Sunday, December 29, 2013

Why, Once You Start Geoengineering, You Can't Stop

One of the criticisms of geoengineering via solar radiation management (SRM) -- such as putting small reflective particles into the upper atmosphere -- is that once you come to rely on it to stop global warming, you are stuck doing it forever.

A recent JGR paper by Jones et al shows how fast temperatures return to the pre-geoengineering trend -- just a decade or two.

The top figure to the right are the results of 11 climate models where 50 years of SRM geoengineering to counter a 1% per year increase in CO2 concentrations was halted after the 50th year. In the first decade after stopping, temperatures shot up by up to 1.5°C, and over 2.0°C over 20 years.

The second figure is for precipation under the same scenario.

Of course, this would be a disaster for lots of species, who are going to have a hard enough time keeping ahead of gradual warming, by heading (if they can) toward the poles or higher in elevation.
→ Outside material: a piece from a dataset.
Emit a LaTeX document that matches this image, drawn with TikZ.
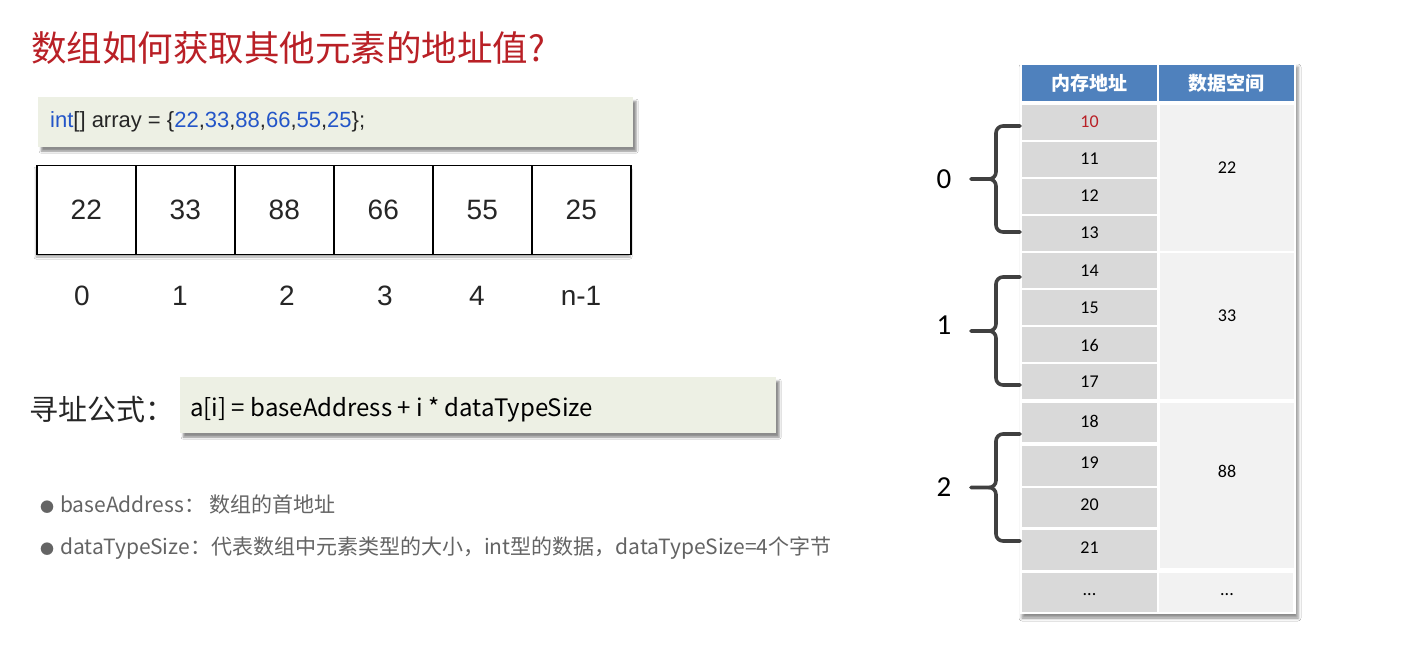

In this picture they'd see no reason to migrate for the first 50 years, then be stuck when temperatures spiked upward.

Not only that, but we'd be creating a high-CO2, low-temperature world, the likes of which Earth and its ecosystems have never, ever experienced.

It's unlikely our descendants are going to appreciate the never-ending geoengineering project we could commit them to. In fact, probably no generation in the history of mankind is going to be as reviled as much as ours will be, for having known about the dangers of manmade climate change but choosing to do nothing about them. I wonder what they will call us -- "heedless" seems far too kind.

PS: This result is similar to that of Ross and Matthews that I used in a recent Yale Forum article.

3 comments:

hengist mcstone said...

"It's unlikely our ancestors are going to appreciate..." You mean descendants.

David Appell said...

Fixed -- thanks.

Tommy Teeple said...

The patients are running the asanesylum.